Starting with the first line of the data below, copy each line up to and including the one containing "(0,0) rectangle (782,456);". Pictures stay out.
## start
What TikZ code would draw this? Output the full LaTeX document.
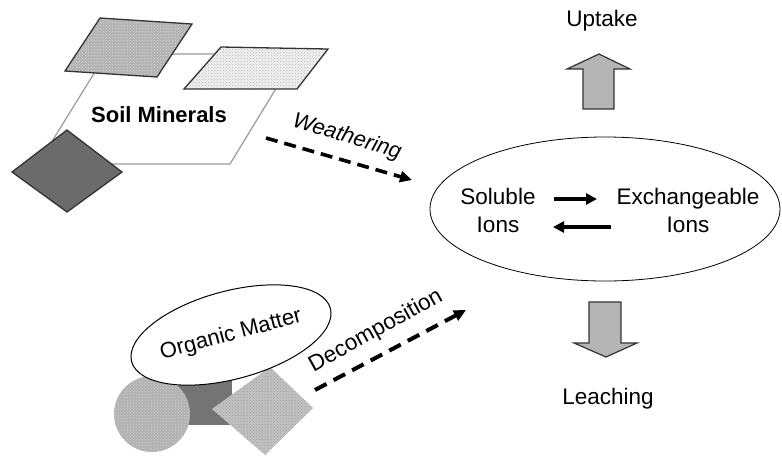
\documentclass[tikz,border=0pt]{standalone}
\usepackage{fontspec}
\setmainfont{Liberation Sans}
\usetikzlibrary{arrows.meta,patterns,shapes.geometric}

\definecolor{edge}{HTML}{333333}
\definecolor{frame}{HTML}{9A9A9A}
\definecolor{blockfill}{HTML}{B5B5B5}
\definecolor{darkgrain}{HTML}{6B6B6B}
\definecolor{darkbar}{HTML}{747474}

\begin{document}
\begin{tikzpicture}[x=1pt,y=-1pt,
  lbl/.style={font=\fontsize{22.5}{26}\selectfont, inner sep=0pt},
  flowarrow/.style={line width=4pt, dash pattern=on 13pt off 8pt,
    -{Triangle[length=12pt,width=11pt]}},
  swaparrow/.style={line width=3.6pt, -{Triangle[length=11pt,width=11pt]}},
  blockarrow/.style={draw=edge, line width=1.2pt, fill=blockfill, line join=miter},
  grain/.style={draw=edge, line width=1.3pt},
]
\useasboundingbox (0,0) rectangle (782,456);

% ---------- soil minerals ----------
\draw[frame, line width=1.2pt] (106,54) -- (297,54) -- (230,164) -- (38,164) -- cycle;
\path[grain, preaction={fill=black!30}, pattern=crosshatch dots, pattern color=white!85!black]
  (100,18) -- (192,24) -- (157,77) -- (65,71) -- cycle;
\path[grain, preaction={fill=black!6}, pattern=crosshatch dots, pattern color=black!28]
  (221,47) -- (328,49) -- (297,89) -- (184,89) -- cycle;
\path[grain, fill=darkgrain] (12,172) -- (67,130) -- (122,172) -- (67,212) -- cycle;
\node[lbl, font=\fontsize{22}{26}\selectfont\bfseries, anchor=base] (soil) at (159,122) {Soil Minerals};

% ---------- organic matter ----------
\fill[darkbar] (178,378) rectangle (232,425);
\path[preaction={fill=black!30}, pattern=crosshatch dots, pattern color=white!80!black]
  (152,414) circle [radius=38];
\path[preaction={fill=black!24}, pattern=crosshatch dots, pattern color=black!38]
  (212,409) -- (270,367) -- (313,408) -- (265,455) -- cycle;
\node[draw=black, line width=1pt, fill=white, ellipse, inner sep=0pt,
  minimum width=204pt, minimum height=88pt, rotate=15,
  font=\fontsize{22}{26}\selectfont] (om) at (231,335) {Organic Matter};

% ---------- ion pool ----------
\node[draw=black, line width=0.8pt, ellipse, minimum width=350pt, minimum height=144pt]
  (pool) at (605,209) {};
% the base anchor of a two-line node sits on its last line
\node[lbl, anchor=base, align=center] (sol) at (498,232) {Soluble\\[2pt]Ions};
\node[lbl, anchor=base, align=center] (exch) at (688,232) {Exchangeable\\[2pt]Ions};
\coordinate (fwdA) at (554,199);
\coordinate (fwdB) at (597,199);
\coordinate (backA) at (611,227);
\coordinate (backB) at (553,227);
\draw[swaparrow] (fwdA) -- (fwdB);
\draw[swaparrow] (backA) -- (backB);

% ---------- inputs ----------
\coordinate (wStart) at (266,138);
\coordinate (wEnd) at (412,180);
\draw[flowarrow, line width=3.6pt, dash pattern=on 12pt off 7pt] (wStart) -- (wEnd);
\node[lbl, font=\fontsize{22}{26}\selectfont\itshape, rotate=-17] (wlab) at (347,137) {Weathering};

\coordinate (dStart) at (315,390);
\coordinate (dEnd) at (466,310);
\draw[flowarrow] (dStart) -- (dEnd);
\node[lbl, rotate=29] (dlab) at (376,331) {Decomposition};

% ---------- outputs ----------
\path[blockarrow] (599,54) -- (630,69) -- (614,69) -- (614,109) -- (583,109) -- (583,69) -- (567,69) -- cycle;
\node[lbl, anchor=base] (uptake) at (602,26) {Uptake};

\path[blockarrow] (589,302) -- (621,302) -- (621,343) -- (637,343) -- (606,357) -- (574,343) -- (589,343) -- cycle;
\node[lbl, anchor=base] (leach) at (608,404) {Leaching};
\end{tikzpicture}
\end{document}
## end
• **Completed exercise**
What TikZ code would draw this? Output the full LaTeX document.
\documentclass[tikz,border=0pt]{standalone}
\usepackage{fontspec}
\setmainfont{Liberation Sans}
\usetikzlibrary{arrows.meta,patterns,shapes.geometric}

\definecolor{edge}{HTML}{333333}
\definecolor{frame}{HTML}{9A9A9A}
\definecolor{blockfill}{HTML}{B5B5B5}
\definecolor{darkgrain}{HTML}{6B6B6B}
\definecolor{darkbar}{HTML}{747474}

\begin{document}
\begin{tikzpicture}[x=1pt,y=-1pt,
  lbl/.style={font=\fontsize{22.5}{26}\selectfont, inner sep=0pt},
  flowarrow/.style={line width=4pt, dash pattern=on 13pt off 8pt,
    -{Triangle[length=12pt,width=11pt]}},
  swaparrow/.style={line width=3.6pt, -{Triangle[length=11pt,width=11pt]}},
  blockarrow/.style={draw=edge, line width=1.2pt, fill=blockfill, line join=miter},
  grain/.style={draw=edge, line width=1.3pt},
]
\useasboundingbox (0,0) rectangle (782,456);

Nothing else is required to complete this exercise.